■ **GOAL**: Transcribe the whole listing below without changing a word, but leave out every image.
— Begin —
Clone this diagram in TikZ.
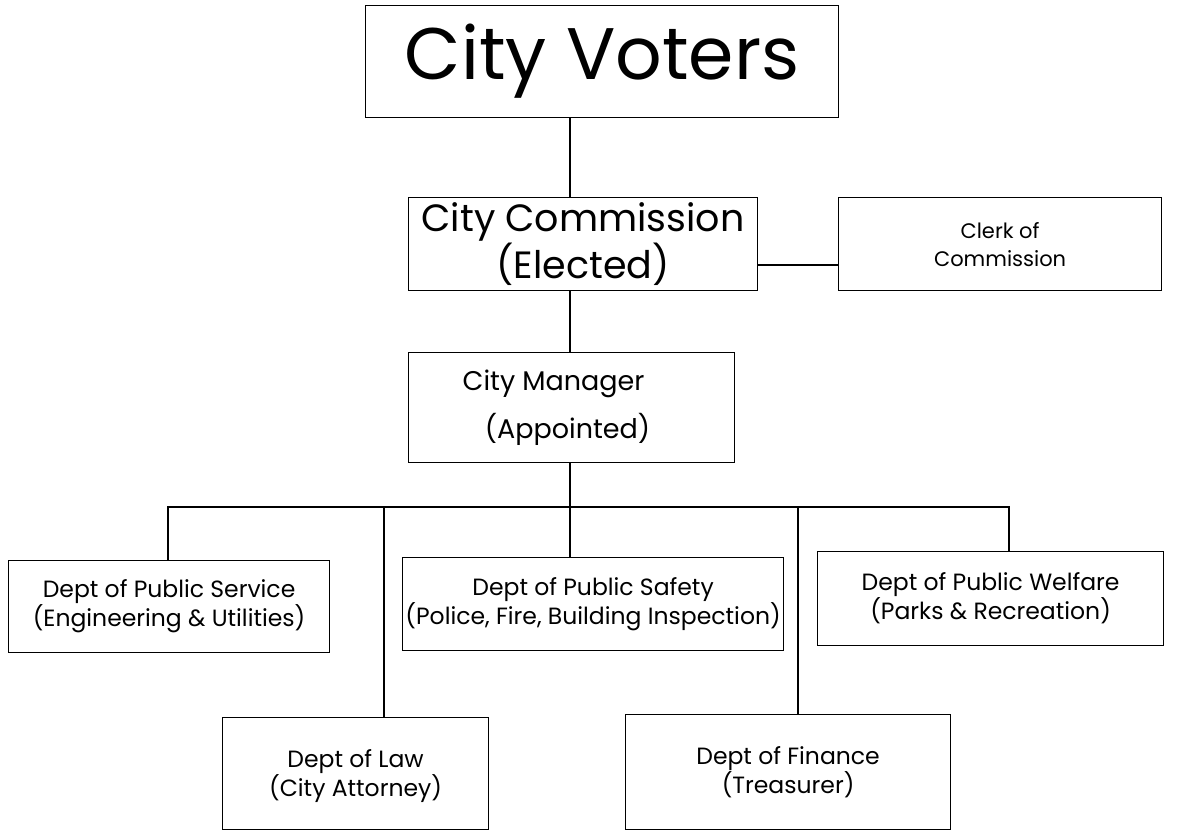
\documentclass[tikz,border=0pt]{standalone}
\usepackage{fontspec}
\setmainfont{Poppins}
\begin{document}
\begin{tikzpicture}[x=1pt,y=-1pt,
  box/.style={draw, line width=1.2pt, anchor=north west, inner sep=0pt, align=center},
  dept/.style={box, font=\fontsize{23.5}{28}\selectfont},
  conn/.style={line width=1.2pt}]
\useasboundingbox (0,0) rectangle (1180,831);
\fill[white] (0,0) rectangle (1180,831);
\node[box, minimum width=473pt, minimum height=112pt, font=\fontsize{73}{80}\selectfont] (voters) at (365,5) {City Voters};
\node[box, minimum width=349pt, minimum height=93pt, font=\fontsize{38}{42}\selectfont] (comm) at (408,197) {City Commission\\(Elected)};
\node[box, minimum width=323pt, minimum height=93pt, font=\fontsize{21}{28}\selectfont] (clerk) at (838,197) {Clerk of\\Commission};
\node[box, minimum width=326pt, minimum height=110pt, font=\fontsize{27}{48}\selectfont] (mgr) at (408,352) {City Manager\hspace*{36pt}\\(Appointed)\hspace*{8pt}};
\node[dept, minimum width=321pt, minimum height=92pt] (serv) at (8,560) {Dept of Public Service\\(Engineering \& Utilities)};
\node[dept, minimum width=381pt, minimum height=93pt] (safe) at (402,557) {Dept of Public Safety\\(Police, Fire, Building Inspection)};
\node[dept, minimum width=346pt, minimum height=94pt] (welf) at (817,551) {Dept of Public Welfare\\(Parks \& Recreation)};
\node[dept, minimum width=266pt, minimum height=112pt] (law) at (222,717) {\\[-6pt]Dept of Law\\(City Attorney)};
\node[dept, minimum width=325pt, minimum height=115pt] (fin) at (625,714) {Dept of Finance\\(Treasurer)};
\coordinate (bus) at (570,507);
\coordinate (busL) at (168,507);
\coordinate (busR) at (1009,507);
\coordinate (lawx) at (384,507);
\coordinate (finx) at (798,507);
\draw[conn] (bus |- voters.south) -- (bus |- comm.north);
\draw[conn] (bus |- comm.south) -- (bus |- mgr.north);
\draw[conn] (bus |- mgr.south) -- (bus);
\draw[conn] (comm.east |- 0,265) -- (clerk.west |- 0,265);
\draw[conn] (busL |- serv.north) -- (busL) -- (busR) -- (busR |- welf.north);
\draw[conn] (bus) -- (bus |- safe.north);
\draw[conn] (lawx) -- (lawx |- law.north);
\draw[conn] (finx) -- (finx |- fin.north);
\end{tikzpicture}
\end{document}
— End —
■ **RESPONSE**:
Clone this diagram in TikZ.
\documentclass[tikz,border=0pt]{standalone}
\usepackage{fontspec}
\setmainfont{Poppins}
\begin{document}
\begin{tikzpicture}[x=1pt,y=-1pt,
  box/.style={draw, line width=1.2pt, anchor=north west, inner sep=0pt, align=center},
  dept/.style={box, font=\fontsize{23.5}{28}\selectfont},
  conn/.style={line width=1.2pt}]
\useasboundingbox (0,0) rectangle (1180,831);
\fill[white] (0,0) rectangle (1180,831);
\node[box, minimum width=473pt, minimum height=112pt, font=\fontsize{73}{80}\selectfont] (voters) at (365,5) {City Voters};
\node[box, minimum width=349pt, minimum height=93pt, font=\fontsize{38}{42}\selectfont] (comm) at (408,197) {City Commission\\(Elected)};
\node[box, minimum width=323pt, minimum height=93pt, font=\fontsize{21}{28}\selectfont] (clerk) at (838,197) {Clerk of\\Commission};
\node[box, minimum width=326pt, minimum height=110pt, font=\fontsize{27}{48}\selectfont] (mgr) at (408,352) {City Manager\hspace*{36pt}\\(Appointed)\hspace*{8pt}};
\node[dept, minimum width=321pt, minimum height=92pt] (serv) at (8,560) {Dept of Public Service\\(Engineering \& Utilities)};
\node[dept, minimum width=381pt, minimum height=93pt] (safe) at (402,557) {Dept of Public Safety\\(Police, Fire, Building Inspection)};
\node[dept, minimum width=346pt, minimum height=94pt] (welf) at (817,551) {Dept of Public Welfare\\(Parks \& Recreation)};
\node[dept, minimum width=266pt, minimum height=112pt] (law) at (222,717) {\\[-6pt]Dept of Law\\(City Attorney)};
\node[dept, minimum width=325pt, minimum height=115pt] (fin) at (625,714) {Dept of Finance\\(Treasurer)};
\coordinate (bus) at (570,507);
\coordinate (busL) at (168,507);
\coordinate (busR) at (1009,507);
\coordinate (lawx) at (384,507);
\coordinate (finx) at (798,507);
\draw[conn] (bus |- voters.south) -- (bus |- comm.north);
\draw[conn] (bus |- comm.south) -- (bus |- mgr.north);
\draw[conn] (bus |- mgr.south) -- (bus);
\draw[conn] (comm.east |- 0,265) -- (clerk.west |- 0,265);
\draw[conn] (busL |- serv.north) -- (busL) -- (busR) -- (busR |- welf.north);
\draw[conn] (bus) -- (bus |- safe.north);
\draw[conn] (lawx) -- (lawx |- law.north);
\draw[conn] (finx) -- (finx |- fin.north);
\end{tikzpicture}
\end{document}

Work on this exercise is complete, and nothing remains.